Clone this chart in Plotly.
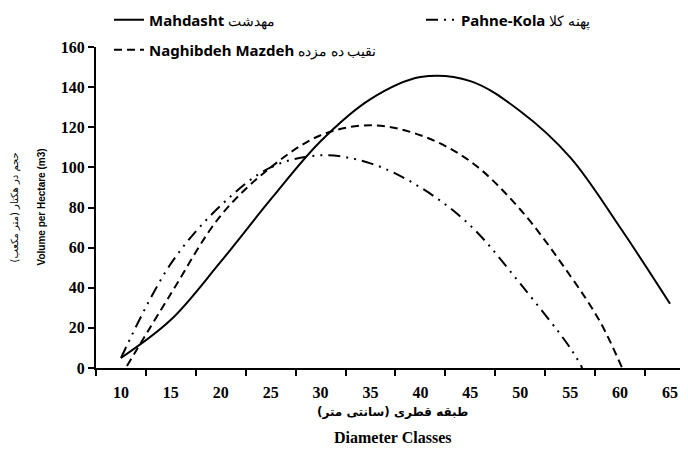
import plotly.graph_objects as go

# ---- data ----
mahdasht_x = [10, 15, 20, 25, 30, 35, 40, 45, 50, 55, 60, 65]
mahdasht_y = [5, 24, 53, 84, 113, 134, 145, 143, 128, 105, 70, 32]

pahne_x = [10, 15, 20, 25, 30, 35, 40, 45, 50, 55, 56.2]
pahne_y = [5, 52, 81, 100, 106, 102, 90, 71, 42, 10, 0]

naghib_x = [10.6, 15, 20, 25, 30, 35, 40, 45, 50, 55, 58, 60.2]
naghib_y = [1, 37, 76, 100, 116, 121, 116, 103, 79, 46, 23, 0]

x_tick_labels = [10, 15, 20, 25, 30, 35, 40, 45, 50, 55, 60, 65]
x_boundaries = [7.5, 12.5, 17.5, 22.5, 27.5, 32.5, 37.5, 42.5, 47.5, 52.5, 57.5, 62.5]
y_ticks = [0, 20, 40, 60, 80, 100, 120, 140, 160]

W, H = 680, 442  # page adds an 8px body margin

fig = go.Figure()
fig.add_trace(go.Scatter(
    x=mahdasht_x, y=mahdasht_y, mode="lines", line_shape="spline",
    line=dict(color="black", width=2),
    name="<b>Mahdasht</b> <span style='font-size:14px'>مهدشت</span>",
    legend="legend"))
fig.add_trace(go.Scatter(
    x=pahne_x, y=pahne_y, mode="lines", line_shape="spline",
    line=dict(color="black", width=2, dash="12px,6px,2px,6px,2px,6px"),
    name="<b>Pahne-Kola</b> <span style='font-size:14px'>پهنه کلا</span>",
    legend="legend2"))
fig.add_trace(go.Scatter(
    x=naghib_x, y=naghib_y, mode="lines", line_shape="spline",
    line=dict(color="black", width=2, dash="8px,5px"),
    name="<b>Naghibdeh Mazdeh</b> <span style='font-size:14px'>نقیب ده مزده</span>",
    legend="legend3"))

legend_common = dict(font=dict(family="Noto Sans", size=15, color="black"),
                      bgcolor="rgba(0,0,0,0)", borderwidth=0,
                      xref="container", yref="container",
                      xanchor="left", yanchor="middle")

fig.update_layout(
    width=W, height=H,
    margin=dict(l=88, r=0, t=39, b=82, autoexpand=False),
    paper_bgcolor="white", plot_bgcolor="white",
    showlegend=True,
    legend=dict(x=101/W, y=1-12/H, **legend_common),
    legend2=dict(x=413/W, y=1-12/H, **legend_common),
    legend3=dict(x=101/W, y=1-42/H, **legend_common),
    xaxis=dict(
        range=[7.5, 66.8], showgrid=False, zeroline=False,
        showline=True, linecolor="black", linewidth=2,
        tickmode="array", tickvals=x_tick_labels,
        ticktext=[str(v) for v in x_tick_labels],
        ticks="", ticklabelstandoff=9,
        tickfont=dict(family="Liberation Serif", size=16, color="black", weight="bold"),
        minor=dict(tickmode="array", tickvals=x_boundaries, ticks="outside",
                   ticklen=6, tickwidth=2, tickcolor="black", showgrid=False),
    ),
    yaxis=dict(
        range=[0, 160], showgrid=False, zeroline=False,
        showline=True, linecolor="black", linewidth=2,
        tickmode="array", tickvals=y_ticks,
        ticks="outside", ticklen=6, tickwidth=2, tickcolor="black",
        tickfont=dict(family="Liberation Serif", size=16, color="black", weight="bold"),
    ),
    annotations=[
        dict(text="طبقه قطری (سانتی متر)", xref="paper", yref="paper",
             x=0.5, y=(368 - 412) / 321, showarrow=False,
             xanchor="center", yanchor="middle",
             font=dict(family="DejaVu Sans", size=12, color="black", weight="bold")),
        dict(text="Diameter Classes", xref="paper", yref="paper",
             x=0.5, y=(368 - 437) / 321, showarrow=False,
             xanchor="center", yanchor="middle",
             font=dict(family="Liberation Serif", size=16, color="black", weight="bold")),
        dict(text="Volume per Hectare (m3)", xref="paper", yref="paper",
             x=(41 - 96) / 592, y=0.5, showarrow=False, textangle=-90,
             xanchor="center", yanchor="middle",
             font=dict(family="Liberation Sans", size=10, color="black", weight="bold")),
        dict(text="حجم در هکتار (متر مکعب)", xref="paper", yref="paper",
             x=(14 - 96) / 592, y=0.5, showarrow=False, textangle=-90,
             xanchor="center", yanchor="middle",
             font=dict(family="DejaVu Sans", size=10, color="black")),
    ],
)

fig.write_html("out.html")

☆ ☆ ☆ ☆

▶ PROBLEM DETAILS: Copy the whole of the material above exactly, but not its images.

▶ TASK RESPONSE:
Clone this chart in Plotly.
import plotly.graph_objects as go

# ---- data ----
mahdasht_x = [10, 15, 20, 25, 30, 35, 40, 45, 50, 55, 60, 65]
mahdasht_y = [5, 24, 53, 84, 113, 134, 145, 143, 128, 105, 70, 32]

pahne_x = [10, 15, 20, 25, 30, 35, 40, 45, 50, 55, 56.2]
pahne_y = [5, 52, 81, 100, 106, 102, 90, 71, 42, 10, 0]

naghib_x = [10.6, 15, 20, 25, 30, 35, 40, 45, 50, 55, 58, 60.2]
naghib_y = [1, 37, 76, 100, 116, 121, 116, 103, 79, 46, 23, 0]

x_tick_labels = [10, 15, 20, 25, 30, 35, 40, 45, 50, 55, 60, 65]
x_boundaries = [7.5, 12.5, 17.5, 22.5, 27.5, 32.5, 37.5, 42.5, 47.5, 52.5, 57.5, 62.5]
y_ticks = [0, 20, 40, 60, 80, 100, 120, 140, 160]

W, H = 680, 442  # page adds an 8px body margin

fig = go.Figure()
fig.add_trace(go.Scatter(
    x=mahdasht_x, y=mahdasht_y, mode="lines", line_shape="spline",
    line=dict(color="black", width=2),
    name="<b>Mahdasht</b> <span style='font-size:14px'>مهدشت</span>",
    legend="legend"))
fig.add_trace(go.Scatter(
    x=pahne_x, y=pahne_y, mode="lines", line_shape="spline",
    line=dict(color="black", width=2, dash="12px,6px,2px,6px,2px,6px"),
    name="<b>Pahne-Kola</b> <span style='font-size:14px'>پهنه کلا</span>",
    legend="legend2"))
fig.add_trace(go.Scatter(
    x=naghib_x, y=naghib_y, mode="lines", line_shape="spline",
    line=dict(color="black", width=2, dash="8px,5px"),
    name="<b>Naghibdeh Mazdeh</b> <span style='font-size:14px'>نقیب ده مزده</span>",
    legend="legend3"))

legend_common = dict(font=dict(family="Noto Sans", size=15, color="black"),
                      bgcolor="rgba(0,0,0,0)", borderwidth=0,
                      xref="container", yref="container",
                      xanchor="left", yanchor="middle")

fig.update_layout(
    width=W, height=H,
    margin=dict(l=88, r=0, t=39, b=82, autoexpand=False),
    paper_bgcolor="white", plot_bgcolor="white",
    showlegend=True,
    legend=dict(x=101/W, y=1-12/H, **legend_common),
    legend2=dict(x=413/W, y=1-12/H, **legend_common),
    legend3=dict(x=101/W, y=1-42/H, **legend_common),
    xaxis=dict(
        range=[7.5, 66.8], showgrid=False, zeroline=False,
        showline=True, linecolor="black", linewidth=2,
        tickmode="array", tickvals=x_tick_labels,
        ticktext=[str(v) for v in x_tick_labels],
        ticks="", ticklabelstandoff=9,
        tickfont=dict(family="Liberation Serif", size=16, color="black", weight="bold"),
        minor=dict(tickmode="array", tickvals=x_boundaries, ticks="outside",
                   ticklen=6, tickwidth=2, tickcolor="black", showgrid=False),
    ),
    yaxis=dict(
        range=[0, 160], showgrid=False, zeroline=False,
        showline=True, linecolor="black", linewidth=2,
        tickmode="array", tickvals=y_ticks,
        ticks="outside", ticklen=6, tickwidth=2, tickcolor="black",
        tickfont=dict(family="Liberation Serif", size=16, color="black", weight="bold"),
    ),
    annotations=[
        dict(text="طبقه قطری (سانتی متر)", xref="paper", yref="paper",
             x=0.5, y=(368 - 412) / 321, showarrow=False,
             xanchor="center", yanchor="middle",
             font=dict(family="DejaVu Sans", size=12, color="black", weight="bold")),
        dict(text="Diameter Classes", xref="paper", yref="paper",
             x=0.5, y=(368 - 437) / 321, showarrow=False,
             xanchor="center", yanchor="middle",
             font=dict(family="Liberation Serif", size=16, color="black", weight="bold")),
        dict(text="Volume per Hectare (m3)", xref="paper", yref="paper",
             x=(41 - 96) / 592, y=0.5, showarrow=False, textangle=-90,
             xanchor="center", yanchor="middle",
             font=dict(family="Liberation Sans", size=10, color="black", weight="bold")),
        dict(text="حجم در هکتار (متر مکعب)", xref="paper", yref="paper",
             x=(14 - 96) / 592, y=0.5, showarrow=False, textangle=-90,
             xanchor="center", yanchor="middle",
             font=dict(family="DejaVu Sans", size=10, color="black")),
    ],
)

fig.write_html("out.html")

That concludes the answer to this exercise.